I’m not what anyone would ever call a world traveler. The truth is I don’t really like traveling. Which is not to say that I don’t enjoy exploring new places. This seems like a contradiction, I know. What I don’t like about traveling is the actual traveling part. Planning. Packing. All the stuff dealing with airports/flying. For instance, why do you have to put all your little liquid bottles in a plastic baggie? Do plastic baggies somehow thwart terror plots? And why must you go through security with your shampoos and mini toothpastes, etc., in the baggie, but then are free to buy all that junk (at ridiculously inflated prices) in the airport shops? My son pointed out during a recent trip that he wasn’t allowed to pack a razor in a carry-on bag, but he could buy a seven-buck one and carry it on the plane in his pocket. What’s up with that?

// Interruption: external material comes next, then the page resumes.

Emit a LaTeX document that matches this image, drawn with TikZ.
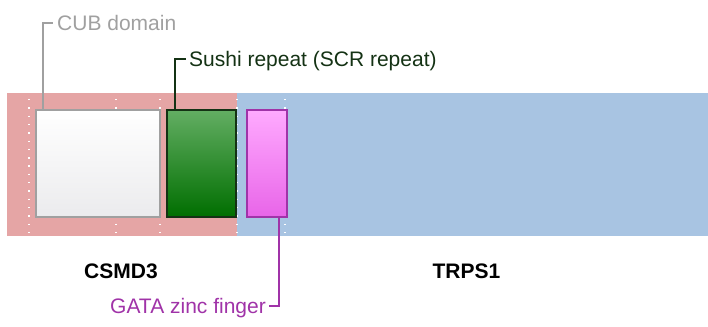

But I’m digressing. The point is that traveling itself stresses me out, but once I get to my destination, I nearly always have a great time. Some of the coolest experiences of my life occurred in a place far from home. Singing in a piano bar with my best writer friend in New York City. Sipping sangrias at an outdoor restaurant in Barcelona with my hubby. Floating lazily down a mangrove lined river in Mexico with my two kids. And coming home, although stressful too, what with the potential bed bugs in my suitcase and the loads of laundry to wash, and the mail piled on the counter, there is always a new story to tell about the trip. (See my last blog: Surviving the Snow Apocalypse for just such a story.)

And speaking of traveling stories, I just read a great one, Wanderlove by Kirsten Hubbard. On the surface it’s your typical hero takes a journey tale. Eighteen year old Bria is traveling to run away—from her grief over the end of a bad relationship, from her ever-arguing, preoccupied parents, from her failed dream of being an artist. The opportunity to travel to Central America seems like a blissful escape from an upsetting past and depressing future. But day one in Guatemala with the tour group of timid, middle aged women is just as depressing. When Bria has the chance to jump off the beaten path with a very cool backpacker brother/sister pair, she takes it. Rowen and Starling seem like everything Bria wishes she could be: spontaneous risk-takers, unafraid to plunge into new experiences.

You know that things aren’t exactly what they seem with those two. And you know that by the end of the book Bria will learn new things about herself and life through traveling, but the book is surprising in the telling it takes to get there. Bria’s voice is fresh and funny. Rowan is complicated and insightful, a boy also running away from his past, but for all his constant traveling, he yearns to settle down. Plus, he’s cute. A bonus in these YA books. Bria starts drawing again and here we get what I think are the author’s own pencil drawings throughout the book, quirky renderings of wildlife and local people and one special one of Rowan after Bria finally realizes she’s fallen for him. By the end of the book, I was almost ready to pack my bags and seal my little baggies and head off to parts unknown.

Almost, I say. I’m still reeling from last trip.